Washington, June 1 (IANS) The odds of surviving cardiac arrest may depend on which part of town you live and whether anyone in the vicinity attempts to give you cardiopulmonary resuscitation (CPR).
The study found that certain neighbourhoods have an incidence of cardiac arrest two to three times higher than other parts of the county and fewer bystanders who attempt to perform CPR.
Surprisingly, these findings remained across time meaning that, year after year, residents of these neighbourhoods were at the highest risk for a cardiac arrest event, and had the lowest rates of bystander CPR.
These neighbourhoods tend to have lower median household incomes, more Black residents, and lower education levels.
‘They show that it is time to change our thinking on how and where we conduct CPR training if we are ever going to change the dismal rate of survival from cardiac arrest,’ said Comilla Sasson, who led the study at the University of Michigan (UM).

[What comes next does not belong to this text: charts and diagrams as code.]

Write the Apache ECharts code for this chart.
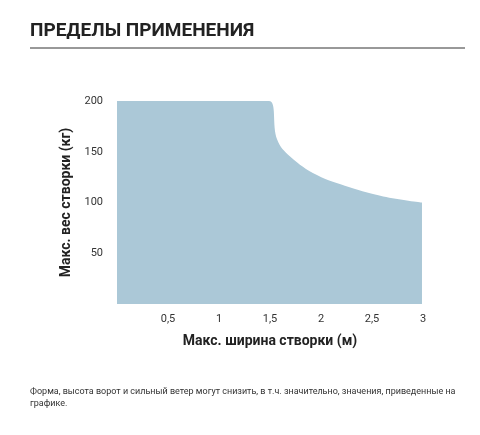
<!DOCTYPE html><html><head><meta charset="utf-8"><script src="https://cdn.jsdelivr.net/npm/echarts@6/dist/echarts.min.js"></script>
<style>body{margin:0}#c{width:480px;height:435px}</style></head><body><div id="c"></div><script>
const widths=[0,1.49,1.57,1.70,1.96,2.28,2.61,2.99];
const weights=[200,200,162,145,127,115,106,100];
const xTicks=['0,5','1','1,5','2','2,5','3'];
const F='"Liberation Sans Narrow","Roboto",sans-serif';
const ch=echarts.init(document.getElementById('c'));
ch.setOption({animation:false,
graphic:[{type:'text',left:30,top:22,style:{text:'ПРЕДЕЛЫ ПРИМЕНЕНИЯ',font:'bold 19px '+F,fill:'#222'}},
{type:'line',shape:{x1:30,y1:48,x2:465,y2:48},style:{stroke:'#333',lineWidth:1}},
{type:'text',left:30,top:386,style:{text:'Форма, высота ворот и сильный ветер могут снизить, в т.ч. значительно, значения, приведенные на\nграфике.',font:'9px '+F,fill:'#333',lineHeight:12}}],
grid:{left:117,right:57,top:101,bottom:131},
xAxis:{type:'value',min:0,max:3,interval:0.5,axisLine:{show:false},axisTick:{show:false},splitLine:{show:false},
axisLabel:{color:'#333',fontFamily:F,fontSize:11,margin:10,formatter:v=>v===0?'':xTicks[Math.round(v*2)-1]},
name:'Макс. ширина створки (м)',nameLocation:'middle',nameGap:30,nameTextStyle:{fontFamily:F,fontWeight:'bold',fontSize:14,color:'#222'}},
yAxis:{type:'value',min:0,max:200,interval:50,axisLine:{show:false},axisTick:{show:false},splitLine:{show:false},
axisLabel:{color:'#333',fontFamily:F,fontSize:11,margin:14,formatter:v=>v===0?'':String(v)},
name:'Макс. вес створки (кг)',nameLocation:'middle',nameGap:42,nameTextStyle:{fontFamily:F,fontWeight:'bold',fontSize:14,color:'#222'}},
series:[{type:'line',data:widths.map((w,i)=>[w,weights[i]]),smooth:0.4,symbol:'none',lineStyle:{width:0},areaStyle:{color:'#abc8d7',opacity:1}}]
});
</script></body></html>
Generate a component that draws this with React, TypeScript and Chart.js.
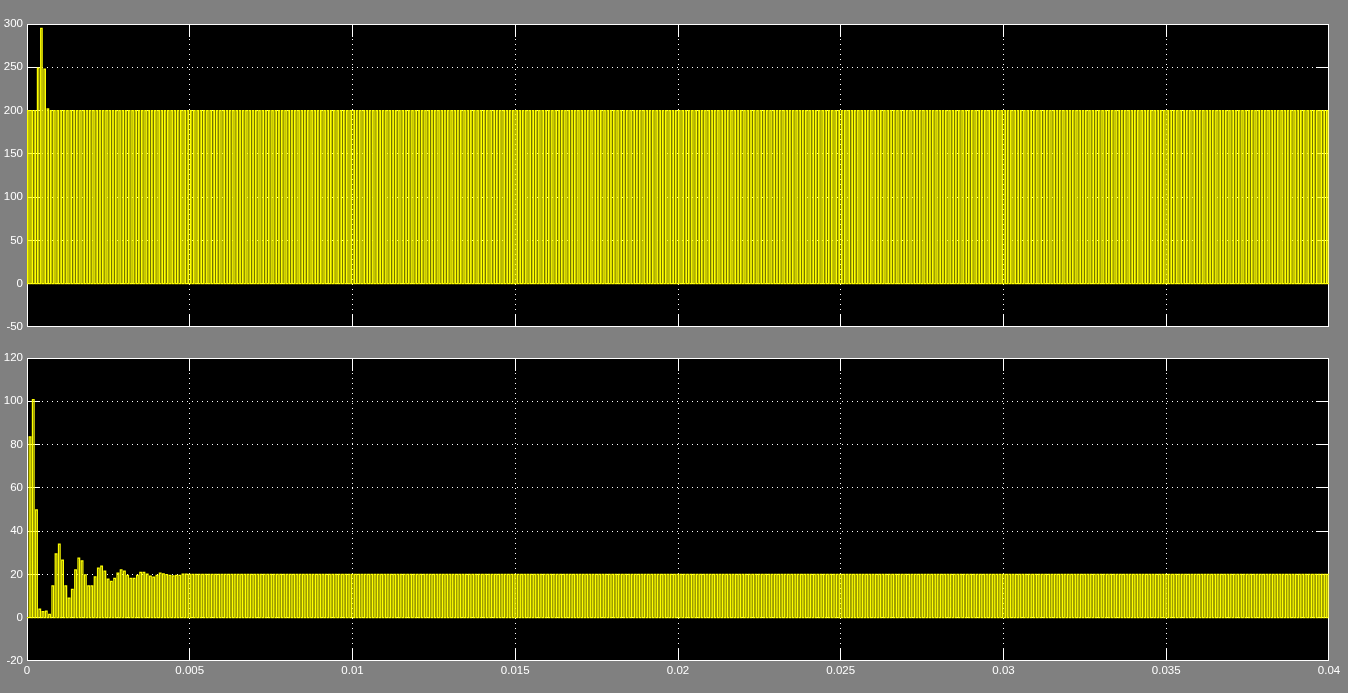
import React, { useEffect, useRef } from 'react';
import { Chart, registerables } from 'chart.js';

Chart.register(...registerables);

// ---- data ----
const T_END = 0.04;
const SWITCH_PERIOD = 1e-4;
const PULSE_COUNT = 400;

const TOP_PHASE = 0.2;
const TOP_DUTY = 0.45;
const BOTTOM_PHASE = 0.67;
const BOTTOM_DUTY = 0.5;

// top trace: first pulse heights (start-up), then every pulse at the steady level
const topPulseHead = [200, 200, 200, 249, 295, 248, 202];
const topPulseSteady = 200;

// bottom trace: first pulse heights (start-up transient), then steady level
const bottomPulseHead = [
  83.5, 100.8, 49.8, 4.0, 2.8, 3.1, 1.5, 14.7, 29.5, 34.0,
  26.6, 14.7, 9.1, 13.1, 22.1, 27.5, 26.3, 19.8, 14.7, 14.7,
  18.9, 22.9, 23.8, 21.5, 17.8, 16.8, 18.2, 20.6, 22.1, 21.5,
  19.6, 18.2, 18.2, 19.6, 21.0, 21.0, 20.1, 19.2, 18.7, 19.6,
  20.6, 20.2, 19.9, 19.6, 19.3, 19.6, 19.6, 20.1, 20.1,
];
const bottomPulseSteady = 20;

const xTickValues = [0, 0.005, 0.01, 0.015, 0.02, 0.025, 0.03, 0.035, 0.04];
const xTickLabels = ['0', '0.005', '0.01', '0.015', '0.02', '0.025', '0.03', '0.035', '0.04'];
const topYTicks = [-50, 0, 50, 100, 150, 200, 250, 300];
const bottomYTicks = [-20, 0, 20, 40, 60, 80, 100, 120];

// ---- helpers ----
type Pt = { x: number; y: number };

function buildPulseTrain(head: number[], steady: number, phase: number, duty: number): Pt[] {
  const pts: Pt[] = [{ x: 0, y: 0 }];
  for (let k = 0; k < PULSE_COUNT; k++) {
    const h = k < head.length ? head[k] : steady;
    const t0 = (k + phase) * SWITCH_PERIOD;
    const t1 = t0 + duty * SWITCH_PERIOD;
    pts.push({ x: t0, y: 0 }, { x: t0, y: h }, { x: t1, y: h }, { x: t1, y: 0 });
  }
  const last = pts[pts.length - 1];
  if (last.x < T_END) pts.push({ x: T_END, y: 0 });
  return pts;
}

const FONT = { family: '"Liberation Sans", Arial, sans-serif', size: 11.5 };
const TICK_LEN = 13;

const scopeFrame = {
  id: 'scopeFrame',
  beforeDraw(chart: any) {
    const { ctx, chartArea: a } = chart;
    ctx.save();
    ctx.fillStyle = '#000';
    ctx.fillRect(a.left, a.top, a.right - a.left, a.bottom - a.top);
    ctx.restore();
  },
  beforeDatasetsDraw(chart: any) {
    const { ctx, chartArea: a, scales } = chart;
    const align = (p: number) => Math.round(p - 0.5) + 0.5;
    const xs = scales.x.ticks;
    const ys = scales.y.ticks;
    ctx.save();
    ctx.strokeStyle = '#fff';
    ctx.lineWidth = 1;
    ctx.setLineDash([]);
    ctx.beginPath();
    for (let i = 1; i < xs.length - 1; i++) {
      const px = align(scales.x.getPixelForValue(xs[i].value));
      ctx.moveTo(px, a.top);
      ctx.lineTo(px, a.top + TICK_LEN);
      ctx.moveTo(px, a.bottom);
      ctx.lineTo(px, a.bottom - TICK_LEN);
    }
    for (let i = 1; i < ys.length - 1; i++) {
      const py = align(scales.y.getPixelForValue(ys[i].value));
      ctx.moveTo(a.left, py);
      ctx.lineTo(a.left + TICK_LEN, py);
      ctx.moveTo(a.right, py);
      ctx.lineTo(a.right - TICK_LEN, py);
    }
    ctx.stroke();
    ctx.strokeRect(a.left + 0.5, a.top + 0.5, a.right - a.left - 1, a.bottom - a.top - 1);
    ctx.restore();
  },
};

interface PanelProps {
  top: number;
  height: number;
  padTop: number;
  xAxisHeight: number;
  padBottom: number;
  yTicks: number[];
  showXLabels: boolean;
  data: Pt[];
}

function ScopePanel({ top, height, padTop, xAxisHeight, padBottom, yTicks, showXLabels, data }: PanelProps) {
  const ref = useRef<HTMLCanvasElement>(null);
  useEffect(() => {
    if (!ref.current) return;
    const yMin = yTicks[0];
    const yMax = yTicks[yTicks.length - 1];
    const xMin = xTickValues[0];
    const xMax = xTickValues[xTickValues.length - 1];
    const chart = new Chart(ref.current, {
      type: 'line',
      data: {
        datasets: [
          {
            data,
            borderColor: '#ffff00',
            borderWidth: 1.25,
            pointRadius: 0,
            tension: 0,
            fill: false,
          },
        ],
      },
      options: {
        animation: false,
        responsive: false,
        maintainAspectRatio: false,
        events: [],
        parsing: false,
        normalized: true,
        layout: { padding: { top: padTop, right: 19, bottom: padBottom, left: 0 } },
        plugins: { legend: { display: false }, tooltip: { enabled: false }, title: { display: false } },
        scales: {
          x: {
            type: 'linear',
            min: xMin,
            max: xMax,
            afterBuildTicks: (s: any) => {
              s.ticks = xTickValues.map((v) => ({ value: v }));
            },
            afterFit: (s: any) => {
              s.height = xAxisHeight;
            },
            grid: {
              drawTicks: false,
              lineWidth: 1,
              color: (c: any) =>
                c.tick && (c.tick.value === xMin || c.tick.value === xMax) ? 'rgba(0,0,0,0)' : '#ffffff',
            },
            border: { display: false, dash: [1, 4] },
            ticks: {
              display: showXLabels,
              autoSkip: false,
              maxRotation: 0,
              minRotation: 0,
              padding: 3,
              color: '#ffffff',
              font: FONT,
              callback: (_v: any, i: number) => xTickLabels[i],
            },
          },
          y: {
            type: 'linear',
            min: yMin,
            max: yMax,
            afterBuildTicks: (s: any) => {
              s.ticks = yTicks.map((v) => ({ value: v }));
            },
            afterFit: (s: any) => {
              s.width = 27;
            },
            grid: {
              drawTicks: false,
              lineWidth: 1,
              color: (c: any) =>
                c.tick && (c.tick.value === yMin || c.tick.value === yMax) ? 'rgba(0,0,0,0)' : '#ffffff',
            },
            border: { display: false, dash: [1, 4] },
            ticks: {
              autoSkip: false,
              padding: 4,
              color: '#ffffff',
              font: FONT,
              callback: (v: any) => String(v),
            },
          },
        },
      },
      plugins: [scopeFrame],
    } as any);
    return () => chart.destroy();
  }, []);
  return (
    <canvas
      ref={ref}
      width={1348}
      height={height}
      style={{ position: 'absolute', left: 0, top, width: 1348, height }}
    />
  );
}

export default function App() {
  const topData = buildPulseTrain(topPulseHead, topPulseSteady, TOP_PHASE, TOP_DUTY);
  const bottomData = buildPulseTrain(bottomPulseHead, bottomPulseSteady, BOTTOM_PHASE, BOTTOM_DUTY);
  return (
    <div
      style={{
        position: 'fixed',
        left: 0,
        top: 0,
        width: 1348,
        height: 693,
        background: '#808080',
        overflow: 'hidden',
      }}
    >
      <ScopePanel
        top={0}
        height={340}
        padTop={24}
        xAxisHeight={0}
        padBottom={13}
        yTicks={topYTicks}
        showXLabels={false}
        data={topData}
      />
      <ScopePanel
        top={340}
        height={353}
        padTop={18}
        xAxisHeight={32}
        padBottom={0}
        yTicks={bottomYTicks}
        showXLabels={true}
        data={bottomData}
      />
    </div>
  );
}
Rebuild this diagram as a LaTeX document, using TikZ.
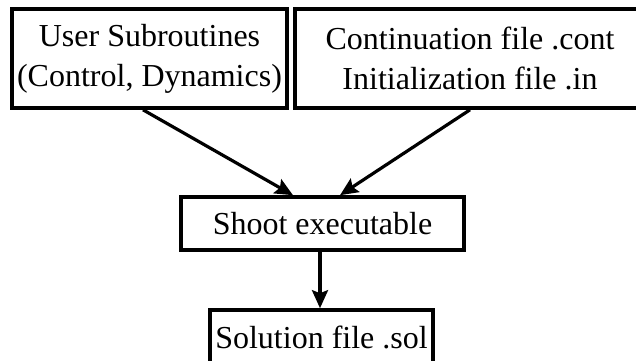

‘Nine out of 10 people die from a cardiac arrest event. This number can and must change,’ added Sasson.
CPR training often targets young, healthy volunteers who are least likely to encounter an individual in cardiac arrest.
However, using Sasson’s method, a public health surveillance registry based on that of the Centres of Disease Control (CDC) can be used to design targeted interventions in the neighbourhoods that need CPR training the most.
Boosting bystander CPR rates in the US from the current average of 27 percent to 56 percent could save an additional 1,500 lives per year.
Each year, in the US, nearly 300,000 patients experience cardiac arrest – the sudden, abrupt loss of heart function – while outside of the hospital, said an UM release.
Heart disease is the most common cause of cardiac arrest, but other factors such as drowning, choking, electrocution and trauma can cause cardiac arrest.
These findings were published in the June issue of the Annals of Internal Medicine.